Conditions de vie déplorables, agressions et abus sexuels sont le quotidien des réfugiés-détenus sur l’île de Nauru. 2.000 rapports d’incidents, jusqu’ici restés secrets, ont été publiés par le Guardian.

Au large de la Papouasie et de la Nouvelle-Guinée, la plus petite république du monde mesure 21 km2. L’île de Nauru aurait pu être une destination de vacances exotiques. Elle est en fait utilisée par le gouvernement australien comme un camp de rétention offshore géré par une société privée Wilson Security. Les migrants qui ont tenté sans succès de rejoindre l’Australie en bateau y sont exilés.

Agressions, violences sexuelles, auto-mutilations et mauvais traitements y sont le quotidien des réfugiés, et plus particulièrement des enfants. Alors que les autorités australiennes mettent tout en oeuvre pour garder ces conditions de détention secrètes, 2.116 rapports d’incidents, rédigés par le personnel du centre de rétention de l’île, ont été publiés par le Guardian ce mardi.

Les enfants en première ligne

Ecrits entre mai 2013 et octobre 2015 par le personnel du camp, des enseignants et des gardes, ces rapports d’incidents jettent une lumière crue sur les conditions de détention des réfugiés. Alors que les enfants ne représentent que 16 % des détenus, ils sont l’objet de plus de la moitié de ces messages.

Différents rapports d’incidents font état d’abus sexuels auprès des enfants du camp, notamment de la part de certains gardes. Plus généralement, c’est le mal-être des détenus qui est frappant et révélateur de leur traumatisme. Certains enfants affirment déjà ne plus vouloir vivre. Un couple aurait demandé à mourir pour que leur futur bébé soit envoyé en Australie.

La partie visible de l’iceberg

Suite à la publication de ces documents, 26 anciens employés du camps se sont réunis pour évoquer publiquement les traumatismes qui ont lieu à Nauru et appeler à la fermeture du centre. Selon Jane Willey, ancien enseignant du camp, les faits révélés par ces rapports ne sont que la partie visible de l’iceberg. Ils ajoutent que le personnel auteur de ces rapports d’incidents était souvent mis en examen par Wilson Security, et parfois rétrogradés.

La révélation de ces faits était notamment empêchée depuis 2015 par l’Australian Border Force Act, qui impose jusqu’à deux ans de prison aux personnes coupables de « divulgations non autorisées ». Les journalistes étrangers ne sont pas non plus les bienvenus sur l’île : une demande de visa coûte 8.000 dollars, et reste souvent sans réponse.

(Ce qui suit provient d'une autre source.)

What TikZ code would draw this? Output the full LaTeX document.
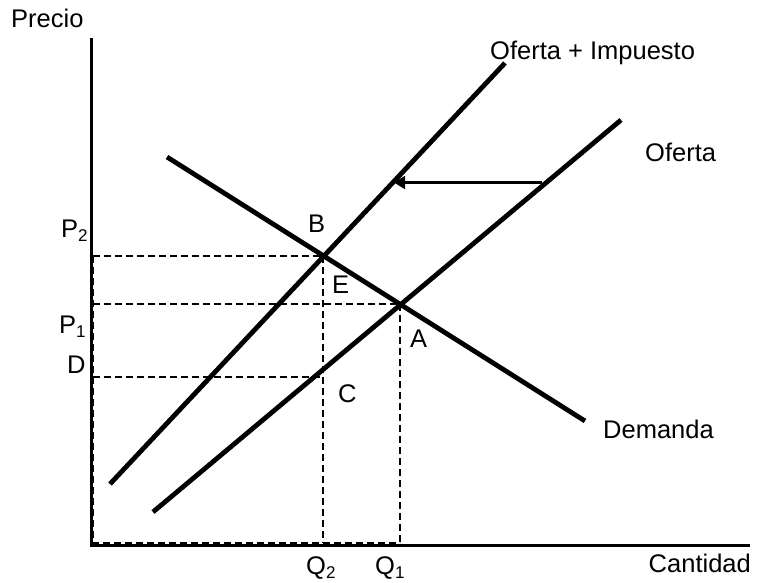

La solution du Pacifique existe depuis 2001

En exilant ses réfugiés sur ces îles, l’Australie espère dissuader les demandeurs d’asile de rejoindre ses côtes et retarder le traitement de leur demande de statut de réfugié politique. Cette politique d’immigration, aussi appelée « Solution du Pacifique », existe en fait depuis 2001. A l’époque, le cargo norvégien « Tampa » avait porté secours à un bateau de pêche indonésien transportant des migrants, que l’Australie avait d’abord refusé d’accueillir. Le pays a finalement demandé aux Etats du Pacifique de les prendre en charge, à condition que les coûts impliqués et la construction de camps soient endossés par les autorités australiennes. Nauru et Manus étaient les deux îles choisies. Pour Nauru, très appauvrie depuis les années 1990, cela représentait de nombreux emplois.

En 2014,un reportage vidéo a été diffusé par Spicee

Les camps ont été fermés en 2007 par le gouvernement travailliste australien, qui les considérait trop inhumains. Ils ont finalement repris du service lorsque l’Australie a été confrontée à un afflux de migrants trop important en 2013. Ironie de l’histoire, tout ceci coûte des milliards de dollars à Canberra.